What to work on => Repeat the entire listing exactly.

Data segment =>
▬▬▬

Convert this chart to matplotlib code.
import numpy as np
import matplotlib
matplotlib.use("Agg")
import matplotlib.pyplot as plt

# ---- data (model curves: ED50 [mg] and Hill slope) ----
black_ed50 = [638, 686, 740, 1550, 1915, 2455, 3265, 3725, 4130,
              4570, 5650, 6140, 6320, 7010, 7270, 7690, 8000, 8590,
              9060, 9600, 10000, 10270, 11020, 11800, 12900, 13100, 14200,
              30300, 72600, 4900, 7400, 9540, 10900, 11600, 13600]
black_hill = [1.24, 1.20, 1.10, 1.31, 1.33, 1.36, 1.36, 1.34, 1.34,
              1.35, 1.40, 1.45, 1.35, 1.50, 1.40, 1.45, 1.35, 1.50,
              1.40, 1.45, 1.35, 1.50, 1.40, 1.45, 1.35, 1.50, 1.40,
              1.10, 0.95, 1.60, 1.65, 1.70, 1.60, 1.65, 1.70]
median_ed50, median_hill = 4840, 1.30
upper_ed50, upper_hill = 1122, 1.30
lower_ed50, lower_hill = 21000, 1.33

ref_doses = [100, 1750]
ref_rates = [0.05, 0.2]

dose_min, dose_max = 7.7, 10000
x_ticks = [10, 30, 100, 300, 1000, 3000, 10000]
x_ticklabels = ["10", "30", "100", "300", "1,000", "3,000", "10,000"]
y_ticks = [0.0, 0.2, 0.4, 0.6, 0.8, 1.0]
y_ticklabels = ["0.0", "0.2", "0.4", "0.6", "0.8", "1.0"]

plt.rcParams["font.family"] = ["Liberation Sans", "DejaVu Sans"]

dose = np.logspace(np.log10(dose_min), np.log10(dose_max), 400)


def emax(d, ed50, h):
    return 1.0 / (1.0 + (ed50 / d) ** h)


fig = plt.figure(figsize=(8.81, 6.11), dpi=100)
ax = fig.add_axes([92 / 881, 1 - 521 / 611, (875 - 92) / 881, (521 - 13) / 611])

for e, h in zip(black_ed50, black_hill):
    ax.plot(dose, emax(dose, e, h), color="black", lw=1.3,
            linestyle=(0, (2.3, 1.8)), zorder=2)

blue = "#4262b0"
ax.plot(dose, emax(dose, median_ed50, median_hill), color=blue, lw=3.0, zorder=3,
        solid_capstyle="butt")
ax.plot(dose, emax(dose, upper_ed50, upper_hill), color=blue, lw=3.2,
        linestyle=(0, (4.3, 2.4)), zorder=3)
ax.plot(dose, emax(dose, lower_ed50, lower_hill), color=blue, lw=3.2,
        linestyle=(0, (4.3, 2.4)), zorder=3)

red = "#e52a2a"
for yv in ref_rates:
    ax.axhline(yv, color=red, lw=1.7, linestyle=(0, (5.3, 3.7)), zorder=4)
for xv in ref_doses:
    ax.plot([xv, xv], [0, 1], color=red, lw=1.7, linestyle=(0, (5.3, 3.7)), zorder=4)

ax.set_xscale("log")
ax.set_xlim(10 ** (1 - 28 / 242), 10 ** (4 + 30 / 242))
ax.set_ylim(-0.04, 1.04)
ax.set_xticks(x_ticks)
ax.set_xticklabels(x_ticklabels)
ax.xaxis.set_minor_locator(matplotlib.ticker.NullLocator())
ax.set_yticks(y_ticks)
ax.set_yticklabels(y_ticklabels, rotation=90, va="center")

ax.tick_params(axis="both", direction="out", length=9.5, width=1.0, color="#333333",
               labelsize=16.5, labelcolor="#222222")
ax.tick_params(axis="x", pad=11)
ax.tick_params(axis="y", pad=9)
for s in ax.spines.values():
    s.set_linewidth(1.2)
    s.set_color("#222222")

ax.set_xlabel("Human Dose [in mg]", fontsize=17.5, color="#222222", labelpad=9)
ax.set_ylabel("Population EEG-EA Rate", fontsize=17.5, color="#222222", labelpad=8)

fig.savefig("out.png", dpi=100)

▬▬▬

Solution for this exercise =>
Convert this chart to matplotlib code.
import numpy as np
import matplotlib
matplotlib.use("Agg")
import matplotlib.pyplot as plt

# ---- data (model curves: ED50 [mg] and Hill slope) ----
black_ed50 = [638, 686, 740, 1550, 1915, 2455, 3265, 3725, 4130,
              4570, 5650, 6140, 6320, 7010, 7270, 7690, 8000, 8590,
              9060, 9600, 10000, 10270, 11020, 11800, 12900, 13100, 14200,
              30300, 72600, 4900, 7400, 9540, 10900, 11600, 13600]
black_hill = [1.24, 1.20, 1.10, 1.31, 1.33, 1.36, 1.36, 1.34, 1.34,
              1.35, 1.40, 1.45, 1.35, 1.50, 1.40, 1.45, 1.35, 1.50,
              1.40, 1.45, 1.35, 1.50, 1.40, 1.45, 1.35, 1.50, 1.40,
              1.10, 0.95, 1.60, 1.65, 1.70, 1.60, 1.65, 1.70]
median_ed50, median_hill = 4840, 1.30
upper_ed50, upper_hill = 1122, 1.30
lower_ed50, lower_hill = 21000, 1.33

ref_doses = [100, 1750]
ref_rates = [0.05, 0.2]

dose_min, dose_max = 7.7, 10000
x_ticks = [10, 30, 100, 300, 1000, 3000, 10000]
x_ticklabels = ["10", "30", "100", "300", "1,000", "3,000", "10,000"]
y_ticks = [0.0, 0.2, 0.4, 0.6, 0.8, 1.0]
y_ticklabels = ["0.0", "0.2", "0.4", "0.6", "0.8", "1.0"]

plt.rcParams["font.family"] = ["Liberation Sans", "DejaVu Sans"]

dose = np.logspace(np.log10(dose_min), np.log10(dose_max), 400)


def emax(d, ed50, h):
    return 1.0 / (1.0 + (ed50 / d) ** h)


fig = plt.figure(figsize=(8.81, 6.11), dpi=100)
ax = fig.add_axes([92 / 881, 1 - 521 / 611, (875 - 92) / 881, (521 - 13) / 611])

for e, h in zip(black_ed50, black_hill):
    ax.plot(dose, emax(dose, e, h), color="black", lw=1.3,
            linestyle=(0, (2.3, 1.8)), zorder=2)

blue = "#4262b0"
ax.plot(dose, emax(dose, median_ed50, median_hill), color=blue, lw=3.0, zorder=3,
        solid_capstyle="butt")
ax.plot(dose, emax(dose, upper_ed50, upper_hill), color=blue, lw=3.2,
        linestyle=(0, (4.3, 2.4)), zorder=3)
ax.plot(dose, emax(dose, lower_ed50, lower_hill), color=blue, lw=3.2,
        linestyle=(0, (4.3, 2.4)), zorder=3)

red = "#e52a2a"
for yv in ref_rates:
    ax.axhline(yv, color=red, lw=1.7, linestyle=(0, (5.3, 3.7)), zorder=4)
for xv in ref_doses:
    ax.plot([xv, xv], [0, 1], color=red, lw=1.7, linestyle=(0, (5.3, 3.7)), zorder=4)

ax.set_xscale("log")
ax.set_xlim(10 ** (1 - 28 / 242), 10 ** (4 + 30 / 242))
ax.set_ylim(-0.04, 1.04)
ax.set_xticks(x_ticks)
ax.set_xticklabels(x_ticklabels)
ax.xaxis.set_minor_locator(matplotlib.ticker.NullLocator())
ax.set_yticks(y_ticks)
ax.set_yticklabels(y_ticklabels, rotation=90, va="center")

ax.tick_params(axis="both", direction="out", length=9.5, width=1.0, color="#333333",
               labelsize=16.5, labelcolor="#222222")
ax.tick_params(axis="x", pad=11)
ax.tick_params(axis="y", pad=9)
for s in ax.spines.values():
    s.set_linewidth(1.2)
    s.set_color("#222222")

ax.set_xlabel("Human Dose [in mg]", fontsize=17.5, color="#222222", labelpad=9)
ax.set_ylabel("Population EEG-EA Rate", fontsize=17.5, color="#222222", labelpad=8)

fig.savefig("out.png", dpi=100)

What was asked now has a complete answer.